:: Required work ::
Quote the whole listing exactly. Leave the pictures out of your copy.

:: Data section ::
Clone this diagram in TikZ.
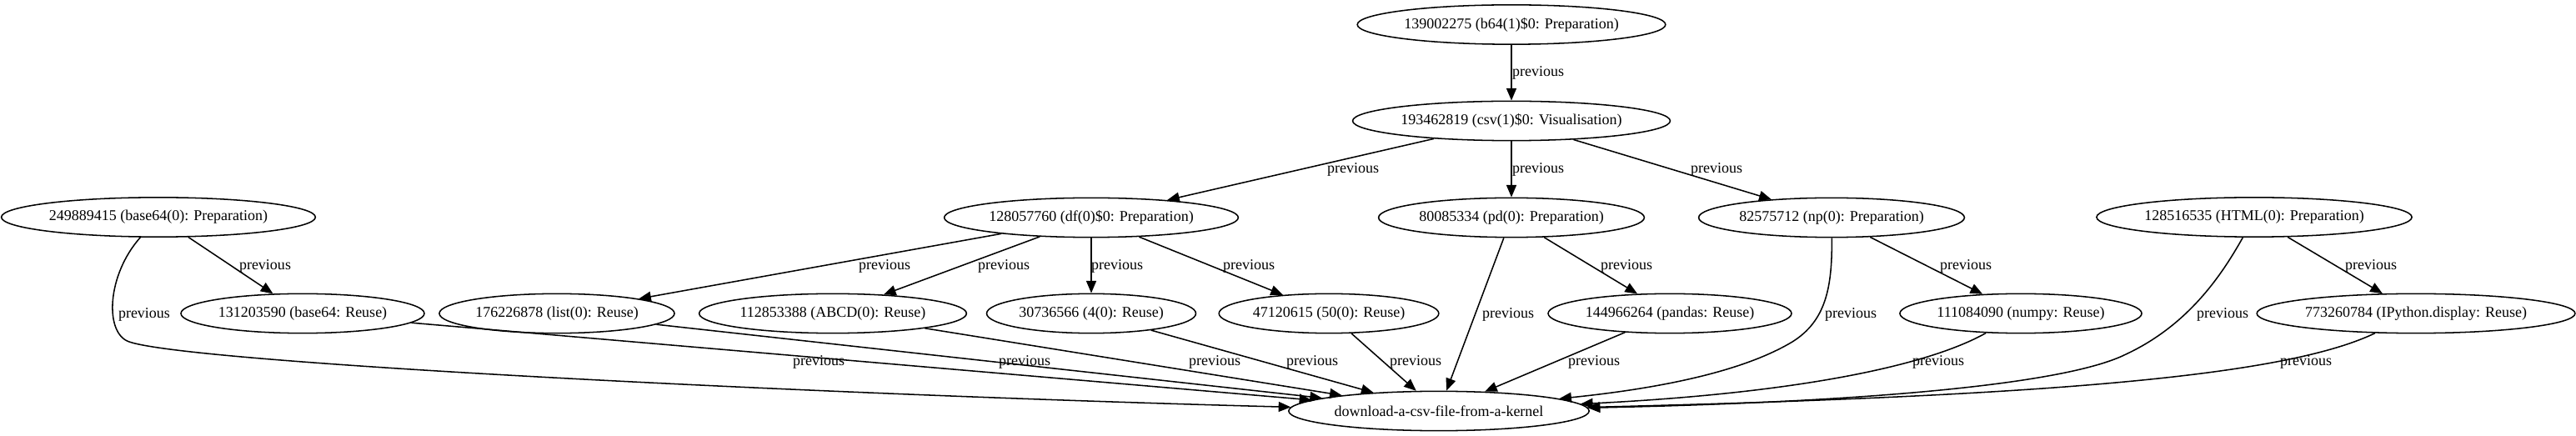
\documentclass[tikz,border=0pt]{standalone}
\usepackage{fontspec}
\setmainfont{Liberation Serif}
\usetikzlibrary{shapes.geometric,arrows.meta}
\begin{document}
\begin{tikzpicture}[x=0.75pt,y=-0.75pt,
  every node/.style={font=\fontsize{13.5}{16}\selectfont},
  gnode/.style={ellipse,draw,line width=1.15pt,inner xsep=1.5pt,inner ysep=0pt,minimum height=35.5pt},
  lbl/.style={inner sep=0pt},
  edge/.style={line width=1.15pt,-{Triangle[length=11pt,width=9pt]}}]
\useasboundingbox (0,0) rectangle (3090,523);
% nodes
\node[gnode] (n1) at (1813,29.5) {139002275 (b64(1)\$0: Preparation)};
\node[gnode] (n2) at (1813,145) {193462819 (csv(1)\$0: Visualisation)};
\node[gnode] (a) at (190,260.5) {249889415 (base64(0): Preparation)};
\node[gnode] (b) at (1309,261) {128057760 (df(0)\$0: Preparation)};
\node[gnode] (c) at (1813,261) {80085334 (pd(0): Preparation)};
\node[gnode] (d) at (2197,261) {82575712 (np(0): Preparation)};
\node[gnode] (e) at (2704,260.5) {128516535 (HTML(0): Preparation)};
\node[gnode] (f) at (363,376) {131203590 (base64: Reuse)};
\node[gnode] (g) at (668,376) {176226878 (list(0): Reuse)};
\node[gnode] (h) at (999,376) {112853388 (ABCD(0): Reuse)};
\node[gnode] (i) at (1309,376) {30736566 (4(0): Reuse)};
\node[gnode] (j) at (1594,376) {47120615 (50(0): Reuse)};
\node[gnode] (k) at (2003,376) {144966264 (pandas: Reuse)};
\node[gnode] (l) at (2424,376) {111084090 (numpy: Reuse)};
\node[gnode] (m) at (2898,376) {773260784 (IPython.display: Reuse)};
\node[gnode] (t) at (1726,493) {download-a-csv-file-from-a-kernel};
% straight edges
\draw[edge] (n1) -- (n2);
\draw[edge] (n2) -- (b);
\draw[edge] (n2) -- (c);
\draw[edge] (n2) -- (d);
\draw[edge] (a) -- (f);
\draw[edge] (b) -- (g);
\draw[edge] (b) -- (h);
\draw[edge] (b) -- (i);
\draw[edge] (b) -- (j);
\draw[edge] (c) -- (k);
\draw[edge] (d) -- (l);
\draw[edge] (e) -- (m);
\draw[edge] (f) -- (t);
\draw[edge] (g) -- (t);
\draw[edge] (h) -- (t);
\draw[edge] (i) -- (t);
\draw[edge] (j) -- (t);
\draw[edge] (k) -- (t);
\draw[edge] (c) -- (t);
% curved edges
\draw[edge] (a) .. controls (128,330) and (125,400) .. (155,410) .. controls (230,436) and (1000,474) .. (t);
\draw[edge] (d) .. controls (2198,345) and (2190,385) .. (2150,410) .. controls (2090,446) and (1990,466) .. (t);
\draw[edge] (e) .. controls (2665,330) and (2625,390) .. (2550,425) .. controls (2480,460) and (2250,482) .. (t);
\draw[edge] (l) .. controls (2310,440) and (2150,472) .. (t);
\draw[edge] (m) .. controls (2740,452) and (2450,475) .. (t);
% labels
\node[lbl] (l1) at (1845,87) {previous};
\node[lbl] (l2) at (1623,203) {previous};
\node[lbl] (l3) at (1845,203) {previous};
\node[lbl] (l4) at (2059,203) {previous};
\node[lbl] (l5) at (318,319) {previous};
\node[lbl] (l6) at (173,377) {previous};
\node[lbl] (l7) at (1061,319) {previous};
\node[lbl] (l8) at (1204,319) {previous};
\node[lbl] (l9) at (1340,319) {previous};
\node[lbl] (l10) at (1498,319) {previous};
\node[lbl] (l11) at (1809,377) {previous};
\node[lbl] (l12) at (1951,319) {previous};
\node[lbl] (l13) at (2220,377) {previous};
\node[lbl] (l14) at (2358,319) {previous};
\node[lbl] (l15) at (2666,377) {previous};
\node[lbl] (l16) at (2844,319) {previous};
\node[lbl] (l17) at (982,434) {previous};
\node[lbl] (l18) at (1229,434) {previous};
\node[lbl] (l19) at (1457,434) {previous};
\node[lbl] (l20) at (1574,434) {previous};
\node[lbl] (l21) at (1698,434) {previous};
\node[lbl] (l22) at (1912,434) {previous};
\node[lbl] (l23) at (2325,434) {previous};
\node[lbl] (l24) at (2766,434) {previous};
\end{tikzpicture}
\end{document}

:: Answer in full ::
Clone this diagram in TikZ.
\documentclass[tikz,border=0pt]{standalone}
\usepackage{fontspec}
\setmainfont{Liberation Serif}
\usetikzlibrary{shapes.geometric,arrows.meta}
\begin{document}
\begin{tikzpicture}[x=0.75pt,y=-0.75pt,
  every node/.style={font=\fontsize{13.5}{16}\selectfont},
  gnode/.style={ellipse,draw,line width=1.15pt,inner xsep=1.5pt,inner ysep=0pt,minimum height=35.5pt},
  lbl/.style={inner sep=0pt},
  edge/.style={line width=1.15pt,-{Triangle[length=11pt,width=9pt]}}]
\useasboundingbox (0,0) rectangle (3090,523);
% nodes
\node[gnode] (n1) at (1813,29.5) {139002275 (b64(1)\$0: Preparation)};
\node[gnode] (n2) at (1813,145) {193462819 (csv(1)\$0: Visualisation)};
\node[gnode] (a) at (190,260.5) {249889415 (base64(0): Preparation)};
\node[gnode] (b) at (1309,261) {128057760 (df(0)\$0: Preparation)};
\node[gnode] (c) at (1813,261) {80085334 (pd(0): Preparation)};
\node[gnode] (d) at (2197,261) {82575712 (np(0): Preparation)};
\node[gnode] (e) at (2704,260.5) {128516535 (HTML(0): Preparation)};
\node[gnode] (f) at (363,376) {131203590 (base64: Reuse)};
\node[gnode] (g) at (668,376) {176226878 (list(0): Reuse)};
\node[gnode] (h) at (999,376) {112853388 (ABCD(0): Reuse)};
\node[gnode] (i) at (1309,376) {30736566 (4(0): Reuse)};
\node[gnode] (j) at (1594,376) {47120615 (50(0): Reuse)};
\node[gnode] (k) at (2003,376) {144966264 (pandas: Reuse)};
\node[gnode] (l) at (2424,376) {111084090 (numpy: Reuse)};
\node[gnode] (m) at (2898,376) {773260784 (IPython.display: Reuse)};
\node[gnode] (t) at (1726,493) {download-a-csv-file-from-a-kernel};
% straight edges
\draw[edge] (n1) -- (n2);
\draw[edge] (n2) -- (b);
\draw[edge] (n2) -- (c);
\draw[edge] (n2) -- (d);
\draw[edge] (a) -- (f);
\draw[edge] (b) -- (g);
\draw[edge] (b) -- (h);
\draw[edge] (b) -- (i);
\draw[edge] (b) -- (j);
\draw[edge] (c) -- (k);
\draw[edge] (d) -- (l);
\draw[edge] (e) -- (m);
\draw[edge] (f) -- (t);
\draw[edge] (g) -- (t);
\draw[edge] (h) -- (t);
\draw[edge] (i) -- (t);
\draw[edge] (j) -- (t);
\draw[edge] (k) -- (t);
\draw[edge] (c) -- (t);
% curved edges
\draw[edge] (a) .. controls (128,330) and (125,400) .. (155,410) .. controls (230,436) and (1000,474) .. (t);
\draw[edge] (d) .. controls (2198,345) and (2190,385) .. (2150,410) .. controls (2090,446) and (1990,466) .. (t);
\draw[edge] (e) .. controls (2665,330) and (2625,390) .. (2550,425) .. controls (2480,460) and (2250,482) .. (t);
\draw[edge] (l) .. controls (2310,440) and (2150,472) .. (t);
\draw[edge] (m) .. controls (2740,452) and (2450,475) .. (t);
% labels
\node[lbl] (l1) at (1845,87) {previous};
\node[lbl] (l2) at (1623,203) {previous};
\node[lbl] (l3) at (1845,203) {previous};
\node[lbl] (l4) at (2059,203) {previous};
\node[lbl] (l5) at (318,319) {previous};
\node[lbl] (l6) at (173,377) {previous};
\node[lbl] (l7) at (1061,319) {previous};
\node[lbl] (l8) at (1204,319) {previous};
\node[lbl] (l9) at (1340,319) {previous};
\node[lbl] (l10) at (1498,319) {previous};
\node[lbl] (l11) at (1809,377) {previous};
\node[lbl] (l12) at (1951,319) {previous};
\node[lbl] (l13) at (2220,377) {previous};
\node[lbl] (l14) at (2358,319) {previous};
\node[lbl] (l15) at (2666,377) {previous};
\node[lbl] (l16) at (2844,319) {previous};
\node[lbl] (l17) at (982,434) {previous};
\node[lbl] (l18) at (1229,434) {previous};
\node[lbl] (l19) at (1457,434) {previous};
\node[lbl] (l20) at (1574,434) {previous};
\node[lbl] (l21) at (1698,434) {previous};
\node[lbl] (l22) at (1912,434) {previous};
\node[lbl] (l23) at (2325,434) {previous};
\node[lbl] (l24) at (2766,434) {previous};
\end{tikzpicture}
\end{document}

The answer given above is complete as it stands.